我正在尝试读取输入文件。输入文件的每个值都插入到 TreeMap 中
- 如果单词不存在:将单词插入树形图并将单词与 ArrayList(docId, Count) 关联。
- 如果 Word 存在于 TreeMap 中,则检查当前 DocID 是否在 ArrayList 中匹配,然后增加计数。
对于 ArrayList,我创建了另一个类,如下所示:
public class CountPerDocument
{
private final String documentId;
private final int count;
CountPerDocument(String documentId, int count)
{
this.documentId = documentId;
this.count = count;
}
public String getDocumentId()
{
return this.documentId;
}
public int getCount()
{
return this.count;
}
}
之后,我尝试将 TreeMap 作为 <DocID - Count> 打印到文本文件中,不确定我在这里做错了什么,但我得到的输出如下:
The Stem is todai:[CountPerDocument@5caf905d, CountPerDocument@27716f4, CountPerDocument@8efb846, CountPerDocument@2a84aee7, CountPerDocument@a09ee92, CountPerDocument@30f39991]

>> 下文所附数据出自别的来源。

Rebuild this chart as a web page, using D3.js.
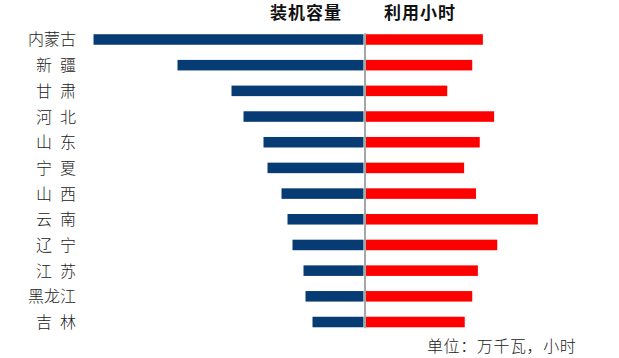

想知道是否有人可以指导我做错了什么,如果我的方法不正确,我应该怎么做?
public class StemTreeMap
{
private static final String r1 = "\\$DOC";
private static final String r2 = "\\$TITLE";
private static final String r3 = "\\$TEXT";
private static Pattern p1,p2,p3;
private static Matcher m1,m2,m3;
public static void main(String[] args)
{
BufferedReader rd,rd1;
String docid = null;
String id;
int tf = 0;
//CountPerDocument cp = new CountPerDocument(docid, count);
List<CountPerDocument> ls = new ArrayList<>();
Map<String,List<CountPerDocument>> mp = new TreeMap<>();
try
{
rd = new BufferedReader(new FileReader(args[0]));
rd1= new BufferedReader(new FileReader(args[0]));
int docCount = 0;
String line = rd.readLine();
p1 = Pattern.compile(r1);
p2 = Pattern.compile(r2);
p3 = Pattern.compile(r3);
while(line != null)
{
m1 = p1.matcher(line);
m2 = p2.matcher(line);
m3 = p3.matcher(line);
if(m1.find())
{
docid = line.substring(5, line.length());
docCount++;
//System.out.println("The Document ID is :");
//System.out.println(docid);
line = rd.readLine();
}
if(m2.find()||m3.find())
{
line = rd.readLine();
}
else
{
if(!(mp.containsKey(line))) // if the stem is not on the TreeMap
{
//System.out.println("The stem is not present in the tree");
tf = 1;
ls.add(new CountPerDocument(docid,tf));
mp.put(line, ls);
line = rd.readLine();
}
else
{
if(ls.indexOf(docid) > 0) //if its last entry matches the current document number
{
//System.out.println("The Stem is present for the same docid so incrementing docid");
tf = tf+1;
ls.add(new CountPerDocument(docid,tf));
line = rd.readLine();
}
else
{
//System.out.println("Stem is present but not the same docid so inserting new docid");
tf = 1;
ls.add(new CountPerDocument(docid,tf)); //set did to the current document number and tf to 1
line = rd.readLine();
}
}
}
}
rd.close();
System.out.println("The Number of Documents in the file is:"+ docCount);
//Write to an output file
String l = rd1.readLine();
File f = new File("dictionary.txt");
if (f.createNewFile())
{
System.out.println("File created: " + f.getName());
}
else
{
System.out.println("File already exists.");
Path path = Paths.get("dictionary.txt");
Files.deleteIfExists(path);
System.out.println("Deleted Existing File:: Creating New File");
f.createNewFile();
}
FileWriter fw = new FileWriter("dictionary.txt");
fw.write("The Total Number of Stems: " + mp.size() +"\n");
fw.close();
System.out.println("The Stem is todai:" + mp.get("todai"));
}catch(IOException e)
{
e.printStackTrace();
}
}
}